Já chega...
Publicado na edição de hoje, 27 de junho, do Diário de Aveiro.
Debaixo dos Arcos
Já chega…
A apresentação, por parte do PCP, da moção de censura ao governo, na passada segunda-feira, estava, como foi referido na edição de domingo passado, condenada ao chumbo parlamentar, por força da maioria que suporta o executivo. Mas a referida moção de censura, apesar de chumbada, não deixou de ter consequências políticas. Não propriamente as que se esperam de uma moção (solidificar uma liderança ou maioria, ou fazer cair o governo, como aconteceu com o executivo minoritário de Cavaco Silva e de José Sócrates, embora com resultados distintos) mas pelo debate que se gerou e pelas posições parlamentares assumidas.
O “nim” do Partido Socialista tem duas leituras claras: a primeira a não colagem mais à esquerda e um certo “sabor a vingança” pelo facto do PCP (agora promotor da moção de censura) ter sido o mesmo que votou ao lado da direita para o derrube do governo de José Sócrates; a segunda, por mais que o PS queira disfarçá-lo e, em termos discursivos, se queira afastar do processo, a verdade é que os socialistas têm um passado ainda muito recente de grande responsabilidade pelo actual momento e pela crise que o país vive, para além do compromisso assumido com o memorando de entendimento com a Troika. E são vãs (para além de politicamente descabidas) as tentativas de querer fazer passar a mensagem do “fantasma” da austeridade para além do memorando, quando toda a gente sabe, porque é público, que o referido memorando apresenta metas e objectivos e que os mesmos são regularmente avaliados. O PS não se pode, por mais que tente, alhear de o ter, de facto, assinado.
Do ponto de vista de quem apresentou a moção de censura, é óbvio que para o PCP apenas estava em causa a oportunidade mediática de apresentação do seu discurso ideológico, tentando capitalizar a contestação de rua e as recentes sondagens que aumentaram o sentido de voto até perto dos nove por cento. No entanto, desde o período mais próximo pós-revolução de Abril, o PCP tem sido muito inconsequente na capitalização nas urnas das suas propostas para o país.

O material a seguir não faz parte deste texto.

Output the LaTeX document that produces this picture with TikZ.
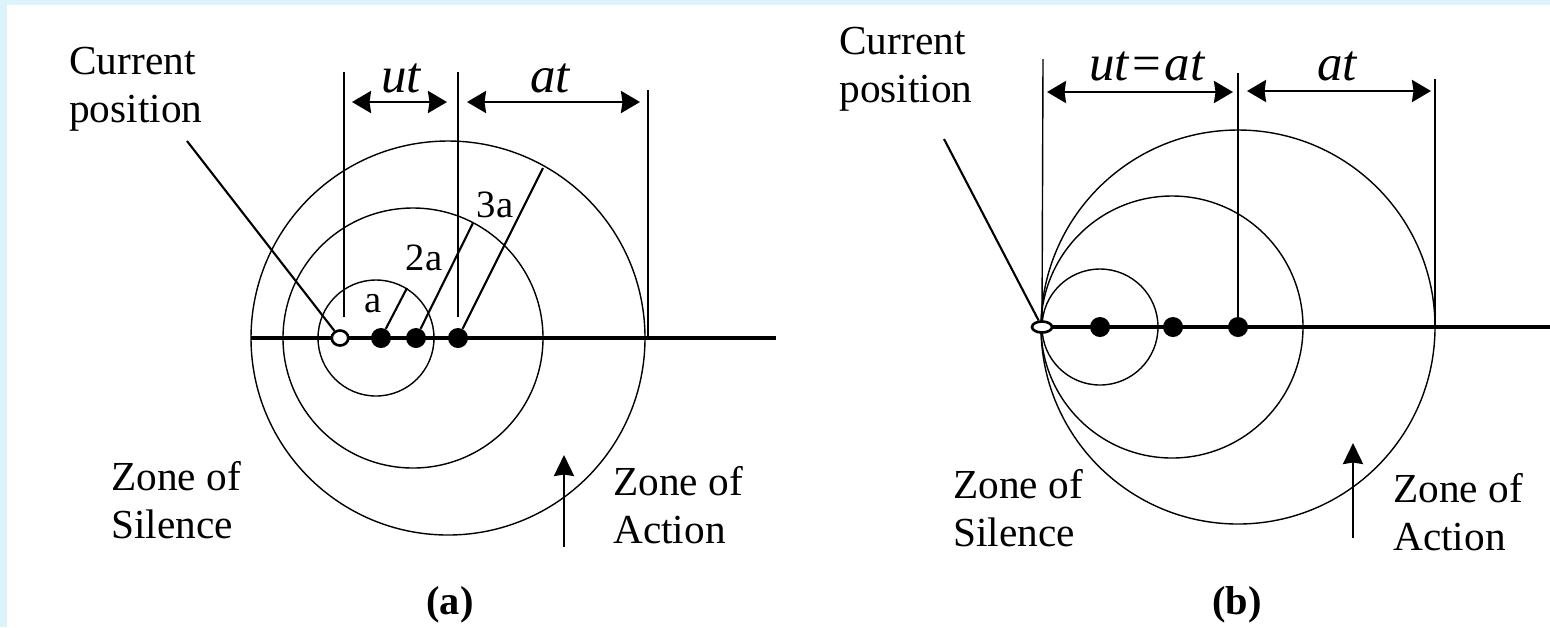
\documentclass[tikz,border=0pt]{standalone}
\usepackage{fontspec}
\setmainfont{Liberation Serif}
\usetikzlibrary{arrows.meta,shapes.geometric}
\definecolor{haze}{RGB}{221,243,252}
\definecolor{ink}{RGB}{0,0,0}
\tikzset{
  >={Stealth[length=3.8mm,width=4.4mm,inset=0.3mm]},
  dim/.style={<->,line width=1.6pt,draw=ink},
  guide/.style={line width=0.8pt,draw=ink},
  wave/.style={line width=0.8pt,draw=ink},
  ray/.style={line width=1.2pt,draw=ink},
  axis/.style={line width=2.2pt,draw=ink},
  rise/.style={-{Stealth[length=4.2mm,width=4mm,inset=0.3mm]},line width=1.5pt,draw=ink},
  dot/.style={circle,fill=ink,inner sep=0pt,minimum size=4mm},
  here/.style={ellipse,draw=ink,fill=white,line width=1.5pt,inner sep=0pt,
    minimum width=#1,minimum height=3mm},
  here/.default=3.3mm,
  tag/.style={font=\fontsize{23.5}{27.3}\selectfont,align=left,inner sep=0pt},
  num/.style={font=\fontsize{22}{26}\selectfont,inner sep=0pt},
  sym/.style={font=\fontsize{29}{34}\selectfont\itshape,inner sep=0pt},
  panel/.style={font=\fontsize{23}{27}\selectfont\bfseries,inner sep=0pt},
}
\begin{document}
\begin{tikzpicture}[x=0.02cm,y=-0.02cm]
  \useasboundingbox (0,0) rectangle (1550,627);
  \fill[haze] (0,0) rectangle (1550,627);
  \fill[white] (7,5) rectangle (1550,627);
  % panel (a)
  \coordinate (aL) at (251,338); \coordinate (aR) at (776,338);
  \draw[axis] (aL) -- (aR);
  \draw[wave] (376,338) circle[radius=58];
  \draw[wave] (413,338) circle[radius=130];
  \draw[wave] (448,338) circle[radius=197];
  \node[here] (a0) at (340,338) {};
  \node[dot] (a1) at (381,338) {};
  \node[dot] (a2) at (416,338) {};
  \node[dot] (a3) at (458,338) {};
  \coordinate (r1) at (407,288); \coordinate (r2) at (473,223); \coordinate (r3) at (543,168);
  \draw[ray] (a1) -- (r1); \draw[ray] (a2) -- (r2); \draw[ray] (a3) -- (r3);
  \node[num,anchor=base] at (373,312) {a};
  \node[num,anchor=base] at (424,270) {2a};
  \node[num,anchor=base] at (495,217) {3a};
  \draw[guide] (344,72) -- (344,317);
  \draw[guide] (458,72) -- (458,317);
  \draw[guide] (648,90) -- (648,338);
  \coordinate (u1) at (352,102); \coordinate (u2) at (447,102);
  \coordinate (t1) at (467,102); \coordinate (t2) at (640,102);
  \draw[dim] (u1) -- (u2); \draw[dim] (t1) -- (t2);
  \node[sym,anchor=base] at (401,92) {ut};
  \node[sym,anchor=base] at (550,92) {at};
  \node[tag,anchor=base west] (cpa) at (69,122) {Current\\position};
  \coordinate (la) at (187,141);
  \draw[ray] (la) -- (a0);
  \node[tag,anchor=base west] (zsa) at (111,538) {Zone of\\Silence};
  \node[tag,anchor=base west] (zaa) at (613,543) {Zone of\\Action};
  \coordinate (ua) at (564,547); \coordinate (va) at (564,455);
  \draw[rise] (ua) -- (va);
  \node[panel] (capa) at (450,605) {(a)};
  % panel (b)
  \coordinate (bR) at (1550,327);
  \draw[wave] (1100,327) circle[radius=58];
  \draw[wave] (1172,327) circle[radius=131];
  \draw[wave] (1238,327) circle[radius=197];
  \node[here=4mm,minimum height=2.2mm] (b0) at (1042,327) {};
  \draw[axis] (b0) -- (bR);
  \node[dot] (b1) at (1100,327) {};
  \node[dot] (b2) at (1173,327) {};
  \node[dot] (b3) at (1238,327) {};
  \draw[guide] (1043,59) -- (b0);
  \draw[guide] (1238,73) -- (b3);
  \draw[guide] (1435,79) -- (1435,327);
  \coordinate (w1) at (1047,92); \coordinate (w2) at (1233,92);
  \coordinate (s1) at (1247,91); \coordinate (s2) at (1431,91);
  \draw[dim] (w1) -- (w2); \draw[dim] (s1) -- (s2);
  \node[sym,anchor=base] at (1147,80) {ut\kern2pt{\upshape=}\kern2pt at};
  \node[sym,anchor=base] at (1337,80) {at};
  \node[tag,anchor=base west] (cpb) at (839,102) {Current\\position};
  \coordinate (lb) at (944,139);
  \draw[ray] (lb) -- (b0);
  \node[tag,anchor=base west] (zsb) at (953,546) {Zone of\\Silence};
  \node[tag,anchor=base west] (zab) at (1393,550) {Zone of\\Action};
  \coordinate (ub) at (1353,538); \coordinate (vb) at (1353,443);
  \draw[rise] (ub) -- (vb);
  \node[panel] (capb) at (1237,605) {(b)};
\end{tikzpicture}
\end{document}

Mas há um dado bastante relevante neste processo de discussão da moção de censura, que foi o próprio governo e a consequência prática para o país. E há uma consequência, ou, pelo menos, um balanço a fazer: o Governo não garante que as medidas até agora impostas tenham o sucesso que sempre foi anunciado. Portugal corre o risco de não cumprir a meta do défice dos 4,5%, sendo aliás previsível que tal valor se situe perto dos 5,5%. E este é que é o resultado preocupante da moção de censura. É que ficou claro que o Governo deixou de ter a certeza das políticas que aplicou, deixou de ter a imagem de verdade e de credibilidade, perdeu no que respeita a competência.
A esperança depositada há um ano, por muitos portugueses, numa alternativa governativa que fizesse com que Portugal saísse da crise, no devido tempo, ficou-se por um acordo de concertação social por cumprir, num aumento desmedido do desemprego, no decréscimo da qualidade de vida de muitos portugueses (do seu poder de compra, da sua subsistência diária/mensal), de aumento de impostos, aumentos dos preços, de um retrocesso no desenvolvimento económico, num confronto, mesmo que legítimo, com o poder local, numa falha de projecção das receitas fiscais face à despesa com as reformas, os subsídios de desemprego, a diminuição do consumo, o encerramento diário de empresas, …
No fundo, todo este primeiro ano se resume à aplicação de políticas que beneficiassem as receitas, com menor incidência na vertente da despesa e na estruturação da dívida pública, sem medidas consistentes e abrangentes de retoma da economia, do emprego, da qualidade de vida, sem um combate eficaz a muitos interesses instalados.
O primeiro-ministro iria ainda mais longe neste debate: à pergunta directa se irão, ainda este ano, surgir mais medidas de austeridade, Pedro Passos Coelho afirmou, perentoriamente, que se forem precisas assim o fará.
A questão é que os portugueses já não aguentam mais. E já começam a duvidar das certezas do governo quanto à retoma do desenvolvimento do país, quanto à retoma do seu poder de compra, quanto ao abandono das medidas de austeridade. Porque as incertezas são muito mais que os aspectos positivos anunciados e que em nada favorecem o dia-a-dia dos portugueses. Os cidadãos não sobrevivem apenas com a imagem junto dos mercados externos, com a emigração, com uma balança de exportações que sobrevive face à diminuição do consumo interno. De conversa demagógica e irrealista, face aquilo que são os valores e os dados reais do país, já os portugueses tinham ficado fartos há dois, três anos atrás. Já chega…
Vir com demagogias e palavras de esperança que não se concretizam não chega… não resolve. Basta de sofrerem sempre os mesmos.